Mutual Aid. My daughter, Elleza Kelley, taught me to look for freedom dreams in the spaces of enclosure and fugitivity. Her scholarship explores how Black communities transformed plantations, ghettos, rooftops, prisons, and the like, into commons, spaces of fugitive praxis and mutual care. She first schooled me on the importance of mutual aid as a potentially radical practice of prefiguring the future we want to build. The irony, of course, is that my mother modeled a practice of mutual aid and passed it down to us. I even hinted at it in Freedom Dreams when I wrote that my mother raised us “to help any living creature in need, even if that meant giving up our last piece of bread. Strange, needy people always passed through our house, occasionally staying for long stretches of time.” What I understood as values or a moral duty, Elleza helped me see as political practice. Abolitionist and legal scholar Dean Spade also helped me see mutual aid as an essential ingredient for revolution, since it is fundamentally about building solidarity and practicing a culture of collective care in lieu of a neoliberal culture of individualism and the market. He explains, “Social movements that have built power and won major change have all included mutual aid, yet it is often a part of movement work that is less visible and less valued. In this moment, our ability to build mutual aid will determine whether we can win the world we long for, or whether we will dive further into crisis.

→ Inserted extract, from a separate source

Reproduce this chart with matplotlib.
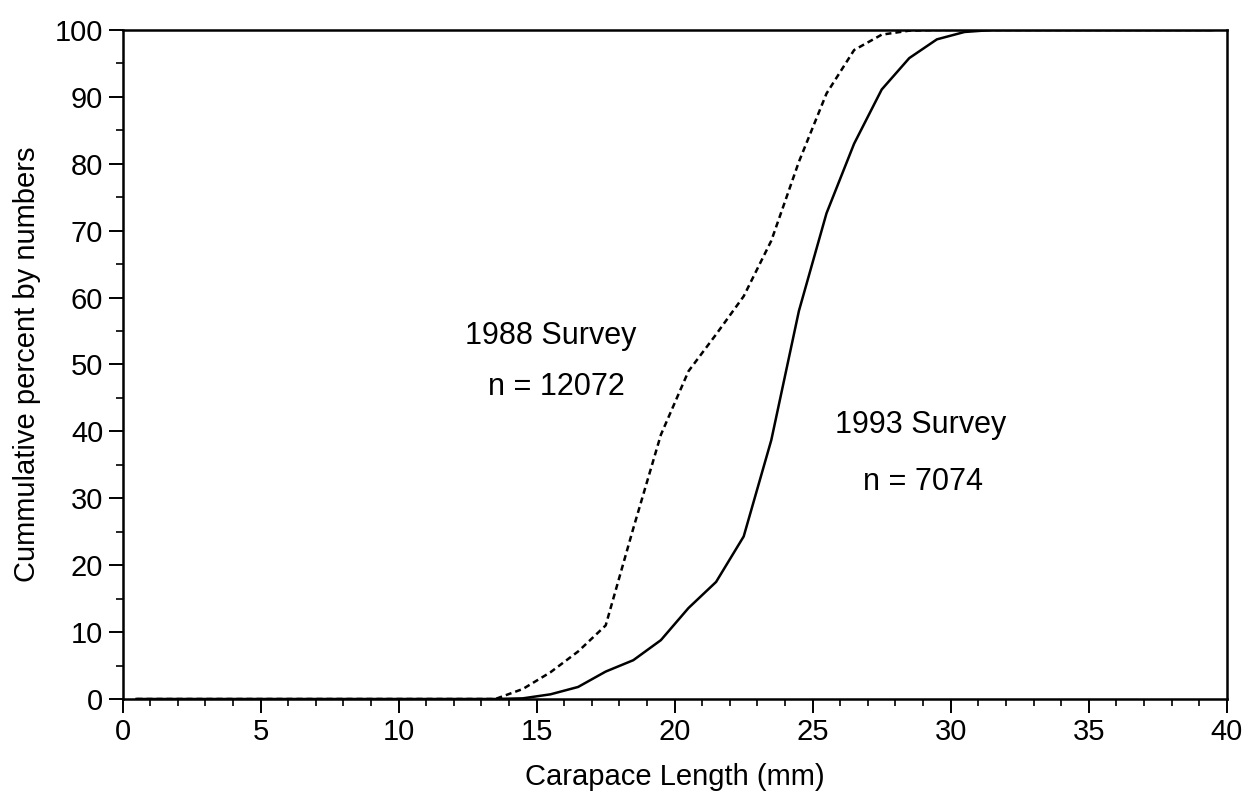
import numpy as np
import matplotlib
matplotlib.use("Agg")
import matplotlib.pyplot as plt
from matplotlib.ticker import MultipleLocator

# Carapace length class midpoints (mm)
length_mm = [0.5, 1.5, 2.5, 3.5, 4.5, 5.5, 6.5, 7.5, 8.5, 9.5,
             10.5, 11.5, 12.5, 13.5, 14.5, 15.5, 16.5, 17.5, 18.5, 19.5,
             20.5, 21.5, 22.5, 23.5, 24.5, 25.5, 26.5, 27.5, 28.5, 29.5,
             30.5, 31.5, 32.5, 33.5, 34.5, 35.5, 36.5, 37.5, 38.5, 39.5]

# 1988 survey cumulative percent (dashed)
cum_1988 = [0, 0, 0, 0, 0, 0, 0, 0, 0, 0,
            0, 0, 0, 0, 1.5, 4.0, 7.1, 11.0, 25.5, 39.5,
            49.0, 54.5, 60.2, 68.5, 80.3, 90.5, 97.0, 99.3, 99.9, 100,
            100, 100, 100, 100, 100, 100, 100, 100, 100, 100]

# 1993 survey cumulative percent (solid)
cum_1993 = [0, 0, 0, 0, 0, 0, 0, 0, 0, 0,
            0, 0, 0, 0, 0.1, 0.7, 1.8, 4.1, 5.8, 8.8,
            13.6, 17.5, 24.3, 38.7, 58.0, 72.6, 83.0, 91.1, 95.8, 98.6,
            99.7, 100, 100, 100, 100, 100, 100, 100, 100, 100]

labels_1988 = ["1988 Survey", "n = 12072"]
labels_1993 = ["1993 Survey", "n = 7074"]

plt.rcParams['font.family'] = ['Liberation Sans', 'DejaVu Sans']

fig = plt.figure(figsize=(12.57, 8.08), dpi=100)
ax = fig.add_axes([0.0976, 0.1349, 0.8783, 0.8280])

ax.plot(length_mm, cum_1993, color='black', lw=1.8)
ln, = ax.plot(length_mm, cum_1988, color='black', lw=1.8)
ln.set_dashes([2.4, 1.6])

ax.set_xlim(0, 40)
ax.set_ylim(0, 100)
ax.xaxis.set_major_locator(MultipleLocator(5))
ax.xaxis.set_minor_locator(MultipleLocator(1))
ax.yaxis.set_major_locator(MultipleLocator(10))
ax.yaxis.set_minor_locator(MultipleLocator(5))

ax.tick_params(which='major', direction='out', length=10, width=1.4,
               labelsize=21, pad=4, top=False, right=False)
ax.tick_params(which='minor', direction='out', length=5, width=1.2,
               top=False, right=False)
for s in ax.spines.values():
    s.set_linewidth(1.8)

ax.set_xlabel("Carapace Length (mm)", fontsize=21, labelpad=12)
ax.set_ylabel("Cummulative percent by numbers", fontsize=21, labelpad=10)

ax.text(15.5, 54.3, labels_1988[0], fontsize=22, ha='center', va='center')
ax.text(15.7, 46.6, labels_1988[1], fontsize=22, ha='center', va='center')
ax.text(28.9, 41.0, labels_1993[0], fontsize=22, ha='center', va='center')
ax.text(29.0, 32.4, labels_1993[1], fontsize=22, ha='center', va='center')

fig.savefig("out.png", dpi=100)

When Richard Allen, Absalom Jones, and others walked out of St. George’s Methodist church because of heightened racist policies and actions, they did not immediately form churches. Instead, they founded the Free African Society in 1787. The mission of the FAS was to provide aid to newly freed slaves and to respond to the needs of widows, and orphans. This was the radical practice that Elleza considered prefiguring the future they wanted to build. In such fugitive spaces they held each other in radical community, building and practicing freedom. I think this is what Rev. Phil Lawson means when he says that the opposite of slavery is not freedom. It is community.
Fellowship Church was not envisioned as a mutual aid society, and we must support each other with our love and how love defines itself in times of need.
Freedom involves choice. It is not a license. It is related to personal accountability. It is the ability “to stand in the present that ultimately determines the future.” Freedom is also defined as having a sense of options. Thurman says that freedom of choice keeps our souls alive. Additionally, “it is our desire and ability to take responsibility for our deeds despite extenuating circumstances that give us true liberation.”
Freedom means the possession of a sense of alternatives. It does not mean the absence of responsibility but it does mean a sense of alternatives with reference to the experiences of life. If it be true, . . . , that to be alive is to be under active obligation to many other units of life, then the measure of my freedom is the measure of my responsibility. If I can do as I please without any sense of responsibility, then my alternatives are zero. I must select, must choose the option which will make possible the largest fulfillment of my own life plus the other lives of which I am the shared expression. One option is always available to me – I can choose the things for which I shall stand and work and live and the things against which I shall stand and work and live. To yield this right is to fail utterly my own self and all others upon whom I must depend. The highest role of freedom is the choice of the kind of option that will make of my life not only a benediction breathing peace but also a vital force of redemption to all I touch. This would mean, therefore, that wherever I am, there the very kingdom of God is at hand.